Available records
________________
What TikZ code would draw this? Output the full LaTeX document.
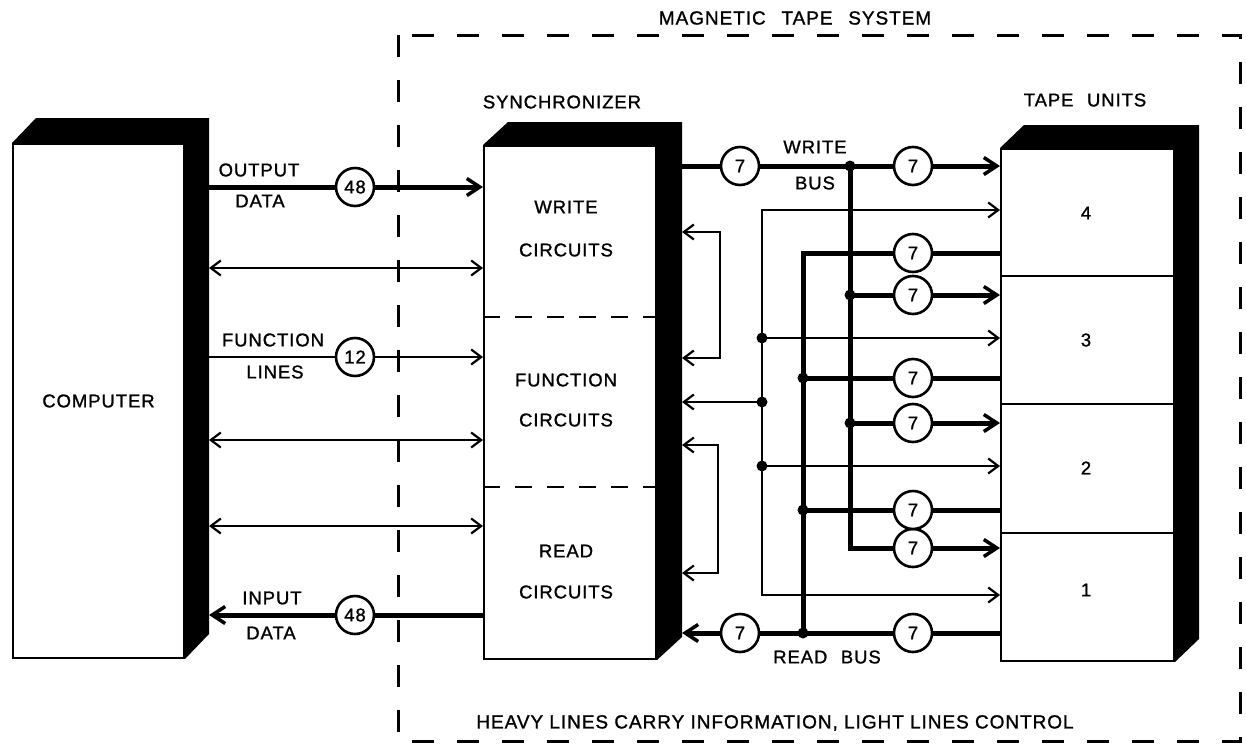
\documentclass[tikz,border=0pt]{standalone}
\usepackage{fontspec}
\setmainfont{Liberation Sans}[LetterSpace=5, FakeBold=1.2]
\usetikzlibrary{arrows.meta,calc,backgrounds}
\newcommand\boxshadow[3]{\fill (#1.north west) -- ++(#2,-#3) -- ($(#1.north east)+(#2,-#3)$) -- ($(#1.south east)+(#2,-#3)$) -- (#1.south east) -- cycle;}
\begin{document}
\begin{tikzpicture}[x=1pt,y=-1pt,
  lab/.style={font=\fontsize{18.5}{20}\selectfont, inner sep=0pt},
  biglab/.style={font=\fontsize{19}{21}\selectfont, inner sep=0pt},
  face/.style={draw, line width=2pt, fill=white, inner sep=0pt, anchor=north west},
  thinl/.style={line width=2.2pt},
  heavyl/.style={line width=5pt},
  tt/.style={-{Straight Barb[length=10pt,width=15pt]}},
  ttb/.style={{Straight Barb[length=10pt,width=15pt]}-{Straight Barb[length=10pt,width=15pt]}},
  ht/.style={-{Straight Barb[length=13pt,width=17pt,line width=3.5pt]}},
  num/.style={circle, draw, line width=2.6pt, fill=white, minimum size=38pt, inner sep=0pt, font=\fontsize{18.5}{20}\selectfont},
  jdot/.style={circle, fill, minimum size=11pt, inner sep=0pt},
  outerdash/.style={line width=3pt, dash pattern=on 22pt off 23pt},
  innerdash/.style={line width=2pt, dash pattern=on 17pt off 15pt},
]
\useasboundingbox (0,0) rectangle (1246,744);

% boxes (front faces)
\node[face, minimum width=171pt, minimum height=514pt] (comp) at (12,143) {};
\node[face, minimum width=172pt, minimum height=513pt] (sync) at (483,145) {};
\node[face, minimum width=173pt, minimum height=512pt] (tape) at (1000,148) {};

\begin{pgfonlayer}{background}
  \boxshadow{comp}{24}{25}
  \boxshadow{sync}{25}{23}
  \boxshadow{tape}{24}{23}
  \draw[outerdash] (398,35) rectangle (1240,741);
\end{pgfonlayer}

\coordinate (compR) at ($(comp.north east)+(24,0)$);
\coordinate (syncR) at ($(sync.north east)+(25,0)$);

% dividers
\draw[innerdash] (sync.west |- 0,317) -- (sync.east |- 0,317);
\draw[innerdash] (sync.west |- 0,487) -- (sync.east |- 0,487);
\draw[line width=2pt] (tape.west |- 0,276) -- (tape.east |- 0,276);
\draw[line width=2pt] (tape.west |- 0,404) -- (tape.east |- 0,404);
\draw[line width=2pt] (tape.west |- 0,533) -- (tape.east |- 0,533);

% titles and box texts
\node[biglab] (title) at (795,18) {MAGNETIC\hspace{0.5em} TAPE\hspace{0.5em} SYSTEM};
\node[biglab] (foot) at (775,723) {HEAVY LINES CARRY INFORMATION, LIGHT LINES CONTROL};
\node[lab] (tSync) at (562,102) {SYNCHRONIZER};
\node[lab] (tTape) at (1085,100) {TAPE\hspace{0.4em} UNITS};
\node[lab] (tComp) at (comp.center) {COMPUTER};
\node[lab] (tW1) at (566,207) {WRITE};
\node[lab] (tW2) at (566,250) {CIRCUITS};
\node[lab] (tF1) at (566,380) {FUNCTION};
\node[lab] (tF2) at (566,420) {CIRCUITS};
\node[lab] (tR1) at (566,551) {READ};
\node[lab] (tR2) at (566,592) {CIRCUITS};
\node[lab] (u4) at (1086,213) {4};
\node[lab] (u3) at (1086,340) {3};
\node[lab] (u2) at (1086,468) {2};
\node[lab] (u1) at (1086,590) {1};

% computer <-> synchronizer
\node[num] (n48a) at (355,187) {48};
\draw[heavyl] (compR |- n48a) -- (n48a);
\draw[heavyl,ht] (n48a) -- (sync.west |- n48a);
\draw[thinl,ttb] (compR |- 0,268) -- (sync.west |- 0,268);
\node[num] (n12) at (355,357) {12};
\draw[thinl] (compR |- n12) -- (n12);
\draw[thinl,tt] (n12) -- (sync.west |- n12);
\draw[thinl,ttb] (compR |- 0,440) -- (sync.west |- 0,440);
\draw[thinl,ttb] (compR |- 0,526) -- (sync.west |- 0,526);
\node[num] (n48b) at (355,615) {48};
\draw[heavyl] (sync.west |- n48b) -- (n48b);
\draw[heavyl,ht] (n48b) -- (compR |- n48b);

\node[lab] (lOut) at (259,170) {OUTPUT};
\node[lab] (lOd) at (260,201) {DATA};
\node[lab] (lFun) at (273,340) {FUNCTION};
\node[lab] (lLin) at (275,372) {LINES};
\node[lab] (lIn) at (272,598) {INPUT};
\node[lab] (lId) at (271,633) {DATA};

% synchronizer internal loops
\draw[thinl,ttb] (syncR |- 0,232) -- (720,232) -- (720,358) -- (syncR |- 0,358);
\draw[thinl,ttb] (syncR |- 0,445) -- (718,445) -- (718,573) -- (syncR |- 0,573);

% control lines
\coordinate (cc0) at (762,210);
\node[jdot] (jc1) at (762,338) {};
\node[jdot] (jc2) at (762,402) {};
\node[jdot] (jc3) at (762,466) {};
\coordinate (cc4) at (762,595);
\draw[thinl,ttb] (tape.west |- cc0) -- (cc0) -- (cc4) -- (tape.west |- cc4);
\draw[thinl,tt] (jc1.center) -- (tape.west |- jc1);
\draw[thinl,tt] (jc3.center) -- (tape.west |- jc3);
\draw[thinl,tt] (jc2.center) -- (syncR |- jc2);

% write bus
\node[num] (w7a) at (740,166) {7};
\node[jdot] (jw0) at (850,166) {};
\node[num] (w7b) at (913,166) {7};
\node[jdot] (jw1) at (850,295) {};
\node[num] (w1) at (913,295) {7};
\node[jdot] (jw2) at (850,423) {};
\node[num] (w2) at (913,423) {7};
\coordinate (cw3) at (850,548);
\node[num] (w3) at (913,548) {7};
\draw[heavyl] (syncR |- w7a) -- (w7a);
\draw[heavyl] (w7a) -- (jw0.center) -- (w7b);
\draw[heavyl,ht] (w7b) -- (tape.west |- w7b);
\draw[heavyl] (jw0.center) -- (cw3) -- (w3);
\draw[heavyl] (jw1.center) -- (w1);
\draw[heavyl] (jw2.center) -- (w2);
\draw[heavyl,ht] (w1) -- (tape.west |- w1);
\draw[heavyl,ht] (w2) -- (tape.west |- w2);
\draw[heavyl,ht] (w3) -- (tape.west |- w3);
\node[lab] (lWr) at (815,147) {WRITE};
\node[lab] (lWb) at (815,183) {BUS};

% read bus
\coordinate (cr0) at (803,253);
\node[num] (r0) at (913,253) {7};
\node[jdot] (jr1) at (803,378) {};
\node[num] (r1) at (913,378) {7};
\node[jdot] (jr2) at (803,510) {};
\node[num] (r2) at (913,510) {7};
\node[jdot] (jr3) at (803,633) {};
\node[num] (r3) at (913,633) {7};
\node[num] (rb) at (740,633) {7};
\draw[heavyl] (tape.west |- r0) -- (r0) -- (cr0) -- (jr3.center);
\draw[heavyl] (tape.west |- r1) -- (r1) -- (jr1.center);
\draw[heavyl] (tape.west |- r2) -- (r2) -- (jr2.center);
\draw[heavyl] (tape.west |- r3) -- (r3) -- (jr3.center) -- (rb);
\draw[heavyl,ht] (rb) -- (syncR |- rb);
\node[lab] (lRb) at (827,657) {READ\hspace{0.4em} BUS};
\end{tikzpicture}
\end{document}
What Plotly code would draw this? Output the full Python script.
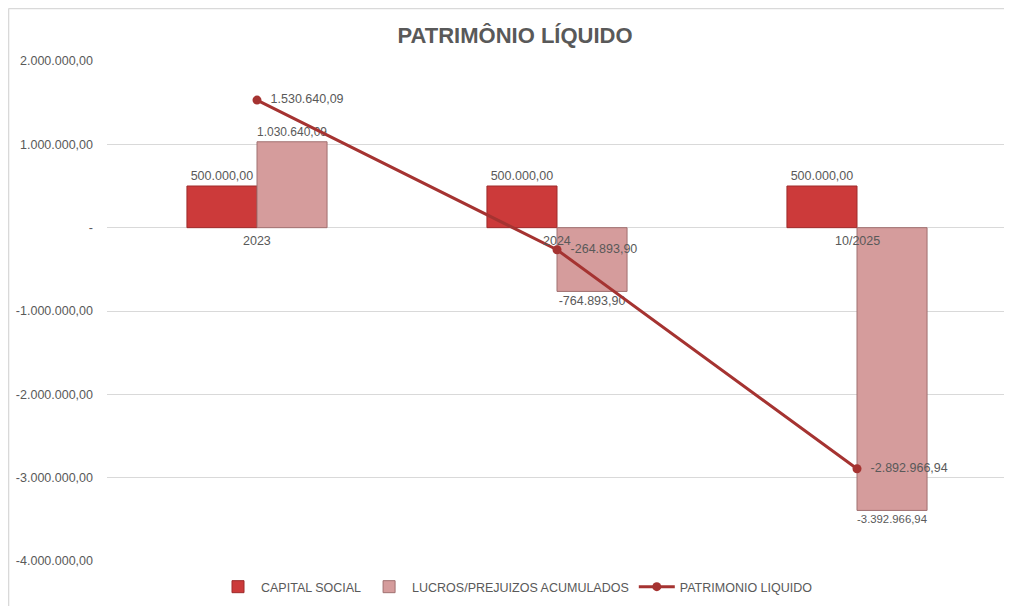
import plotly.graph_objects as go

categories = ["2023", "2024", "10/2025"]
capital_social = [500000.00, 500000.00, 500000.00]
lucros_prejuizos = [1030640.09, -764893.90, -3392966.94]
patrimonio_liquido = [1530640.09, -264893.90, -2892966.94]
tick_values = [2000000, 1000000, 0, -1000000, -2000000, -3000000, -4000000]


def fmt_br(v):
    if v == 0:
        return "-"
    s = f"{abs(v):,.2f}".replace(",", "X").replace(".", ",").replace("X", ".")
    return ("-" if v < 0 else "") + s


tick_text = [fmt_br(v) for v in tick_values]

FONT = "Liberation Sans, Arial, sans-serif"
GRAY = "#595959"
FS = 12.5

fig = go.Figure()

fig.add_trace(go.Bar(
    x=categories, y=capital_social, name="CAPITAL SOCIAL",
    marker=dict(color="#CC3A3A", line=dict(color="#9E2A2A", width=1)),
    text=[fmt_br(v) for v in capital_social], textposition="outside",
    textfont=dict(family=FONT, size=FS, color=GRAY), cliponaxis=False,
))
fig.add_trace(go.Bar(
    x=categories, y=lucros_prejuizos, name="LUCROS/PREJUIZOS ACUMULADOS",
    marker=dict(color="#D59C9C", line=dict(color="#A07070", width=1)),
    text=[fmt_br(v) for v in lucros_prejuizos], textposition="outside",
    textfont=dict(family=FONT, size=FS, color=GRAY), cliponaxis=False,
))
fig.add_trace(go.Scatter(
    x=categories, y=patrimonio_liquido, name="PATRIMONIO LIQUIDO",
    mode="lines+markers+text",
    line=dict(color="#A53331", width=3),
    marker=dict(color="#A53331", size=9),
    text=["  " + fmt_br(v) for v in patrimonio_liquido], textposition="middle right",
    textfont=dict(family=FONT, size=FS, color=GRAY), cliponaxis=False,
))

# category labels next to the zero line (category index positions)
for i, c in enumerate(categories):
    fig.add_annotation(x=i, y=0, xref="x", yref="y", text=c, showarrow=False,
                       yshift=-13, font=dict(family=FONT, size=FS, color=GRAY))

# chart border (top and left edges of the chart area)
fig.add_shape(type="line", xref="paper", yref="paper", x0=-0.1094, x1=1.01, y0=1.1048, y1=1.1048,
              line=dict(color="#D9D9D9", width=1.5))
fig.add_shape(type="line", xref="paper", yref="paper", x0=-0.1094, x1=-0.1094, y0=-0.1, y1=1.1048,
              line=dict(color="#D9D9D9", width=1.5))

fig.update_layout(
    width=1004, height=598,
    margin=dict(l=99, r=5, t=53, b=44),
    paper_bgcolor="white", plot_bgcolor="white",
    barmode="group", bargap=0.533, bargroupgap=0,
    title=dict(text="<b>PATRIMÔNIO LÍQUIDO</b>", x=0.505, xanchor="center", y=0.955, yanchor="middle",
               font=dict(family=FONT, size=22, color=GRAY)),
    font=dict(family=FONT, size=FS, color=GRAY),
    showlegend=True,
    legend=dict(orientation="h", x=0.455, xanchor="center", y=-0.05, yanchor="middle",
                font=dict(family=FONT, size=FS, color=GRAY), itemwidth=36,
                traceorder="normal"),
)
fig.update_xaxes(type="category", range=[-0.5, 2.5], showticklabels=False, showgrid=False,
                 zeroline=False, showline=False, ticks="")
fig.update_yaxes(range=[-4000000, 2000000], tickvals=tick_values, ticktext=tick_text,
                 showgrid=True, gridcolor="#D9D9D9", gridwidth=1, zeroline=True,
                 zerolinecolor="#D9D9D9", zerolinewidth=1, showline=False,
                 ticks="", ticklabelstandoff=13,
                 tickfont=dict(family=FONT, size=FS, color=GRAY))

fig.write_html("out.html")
________________
What needs to be done
Pictures are not part of the copy. Write out only the lines from the one containing "What Plotly code" through the one containing "fig = go.Figure()", exactly as they stand, both included.

Task result
What Plotly code would draw this? Output the full Python script.
import plotly.graph_objects as go

categories = ["2023", "2024", "10/2025"]
capital_social = [500000.00, 500000.00, 500000.00]
lucros_prejuizos = [1030640.09, -764893.90, -3392966.94]
patrimonio_liquido = [1530640.09, -264893.90, -2892966.94]
tick_values = [2000000, 1000000, 0, -1000000, -2000000, -3000000, -4000000]


def fmt_br(v):
    if v == 0:
        return "-"
    s = f"{abs(v):,.2f}".replace(",", "X").replace(".", ",").replace("X", ".")
    return ("-" if v < 0 else "") + s


tick_text = [fmt_br(v) for v in tick_values]

FONT = "Liberation Sans, Arial, sans-serif"
GRAY = "#595959"
FS = 12.5

fig = go.Figure()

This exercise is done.